The Supreme Court granted the petition, reversed and set aside the Court of Appeals' decision, and dismissed Ricarcen Development Corporation's Amended Complaint.

Ratio Decidendi

On the issue of estoppel and apparent authority: The Supreme Court held that Ricarcen is estopped from denying Marilyn's authority. The Court reasoned that Ricarcen, as a corporation, exercises its powers through its board of directors, but the board can delegate its functions to officers or agents. The authority to bind the corporation can be express or implied, and apparent authority, based on the principle of estoppel, is also recognized. Apparent authority arises when the corporation clothes its agent with the power to act on its behalf, leading innocent third parties to believe in the agent's authority. In this case, Ricarcen clothed Marilyn with apparent authority by entrusting her with blank, signed documents and the owner's duplicate copy of the title. Furthermore, the issuance of checks payable to Ricarcen for the loan proceeds, deposited into its account, and the subsequent payments of monthly interest through checks drawn by other corporate officers jointly with Marilyn, indicated that Ricarcen benefited from and acquiesced to the transactions. The Court emphasized that Calubad, as an innocent third party dealing in good faith, should not suffer from Ricarcen's negligence in its internal affairs. The doctrine of apparent authority binds the principal to third persons who are reasonably led to believe that the agent was authorized due to the principal's conduct. On the validity of the documents, Ricarcen's knowledge, and the Court of Appeals' alleged error: The Court found that while the RTC and CA declared the board resolution and secretary's certificates as fabricated, Ricarcen's own actuations contradicted its claim of lack of authority. The fact that loan proceeds were deposited into Ricarcen's bank account and that checks signed by other corporate officers (Erlinda and Elizabeth) jointly with Marilyn were issued as payments for loan interest and principal demonstrated that Ricarcen, through its officers, was aware of and benefited from the loans. The Court noted that even if Marilyn acted without or in excess of her actual authority, Ricarcen is bound if she acted within the scope of apparent authority with which Ricarcen clothed her.
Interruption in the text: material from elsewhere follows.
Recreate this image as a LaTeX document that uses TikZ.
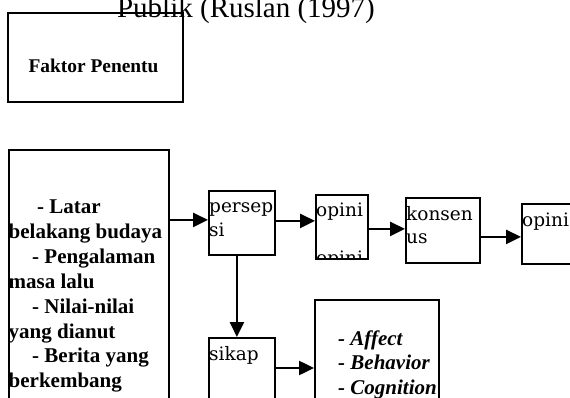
\documentclass[tikz,border=0pt]{standalone}
\usepackage{fontspec}
\setmainfont{Liberation Serif}
\newfontfamily\dvs{DejaVu Serif}
\usetikzlibrary{arrows.meta,calc}
\begin{document}
\begin{tikzpicture}[x=1pt,y=-1pt,
  box/.style={draw,line width=1.8pt,inner sep=0pt,anchor=north west},
  arr/.style={line width=2.5pt,-{Triangle[length=15pt,width=14pt]}},
  lbl/.style={inner sep=0pt,anchor=base west,font=\dvs\fontsize{18.5}{22}\selectfont},
  bl/.style={inner sep=0pt,anchor=base west,font=\bfseries\fontsize{21}{25}\selectfont},
  bil/.style={inner sep=0pt,anchor=base west,font=\bfseries\itshape\fontsize{21}{25}\selectfont}]
\useasboundingbox (0,0) rectangle (570,398);
\clip (0,0) rectangle (570,398);
% title
\node[anchor=base,inner sep=0pt,font=\fontsize{29}{34}\selectfont] (title) at (246,18) {Publik (Ruslan (1997)};
% boxes
\node[box,minimum width=175pt,minimum height=89pt] (fp) at (7,12) {};
\node[box,minimum width=160pt,minimum height=300pt] (lb) at (8,149) {};
\node[box,minimum width=66pt,minimum height=64pt] (pp) at (208,190) {};
\node[box,minimum width=52pt,minimum height=64pt] (op1) at (315,194) {};
\node[box,minimum width=74pt,minimum height=65pt] (ks) at (405,197) {};
\node[box,minimum width=80pt,minimum height=60pt] (op2) at (521,203) {};
\node[box,minimum width=66pt,minimum height=100pt] (sk) at (208,337) {};
\node[box,minimum width=124pt,minimum height=140pt] (af) at (314,299) {};
% texts
\node[anchor=base,inner sep=0pt,font=\bfseries\fontsize{19.4}{23}\selectfont] (fpt) at (93.5,73) {Faktor Penentu};
\node[bl] (l1) at (37,214) {- Latar};
\node[bl] (l2) at (8.5,238.8) {belakang budaya};
\node[bl] (l3) at (32,263.6) {- Pengalaman};
\node[bl] (l4) at (8.5,288.4) {masa lalu};
\node[bl] (l5) at (32,313.2) {- Nilai-nilai};
\node[bl] (l6) at (8.5,338) {yang dianut};
\node[bl] (l7) at (32,362.8) {- Berita yang};
\node[bl] (l8) at (8.5,387.6) {berkembang};
\node[lbl] (ppa) at (209,213) {persep};
\node[lbl] (ppb) at (209,236.5) {si};
\node[lbl] (op1a) at (316,217) {opini};
\begin{scope}
\clip (315,194) rectangle (367,258);
\node[lbl] (op1b) at (316,264.5) {opini};
\end{scope}
\node[lbl] (ksa) at (406,220) {konsen};
\node[lbl] (ksb) at (406,243.5) {us};
\node[lbl] (op2a) at (522,226) {opini};
\node[lbl] (ska) at (209,360) {sikap};
\node[bil] (af1) at (338,345) {- Affect};
\node[bil] (af2) at (338,369.5) {- Behavior};
\node[bil] (af3) at (338,394) {- Cognition};
% arrows
\draw[arr] ($(lb.east|-pp.west)+(0,-3)$) -- ($(pp.west)+(0,-3)$);
\draw[arr] ($(pp.east)+(0,-2)$) -- ($(op1.west|-pp.east)+(0,-2)$);
\draw[arr] ($(op1.east)+(0,2)$) -- ($(ks.west|-op1.east)+(0,2)$);
\draw[arr] ($(ks.east|-op2.west)+(0,3)$) -- ($(op2.west)+(0,3)$);
\draw[arr] ($(pp.south)+(-5,0)$) -- ($(sk.north)+(-5,0)$);
\draw[arr] ($(sk.north east)+(0,31)$) -- ($(af.west|-sk.north east)+(0,31)$);
\end{tikzpicture}
\end{document}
The Court reiterated the principle that if a corporation intentionally or negligently clothes its officers or agents with apparent power to perform acts for it, the corporation will be estopped to deny that such apparent authority is real, as to innocent third persons dealing in good faith.

Main Doctrine

When a corporation intentionally or negligently clothes its agent with apparent authority to act in its behalf, it is estopped from denying its agent's apparent authority as to innocent third parties who dealt with this agent in good faith.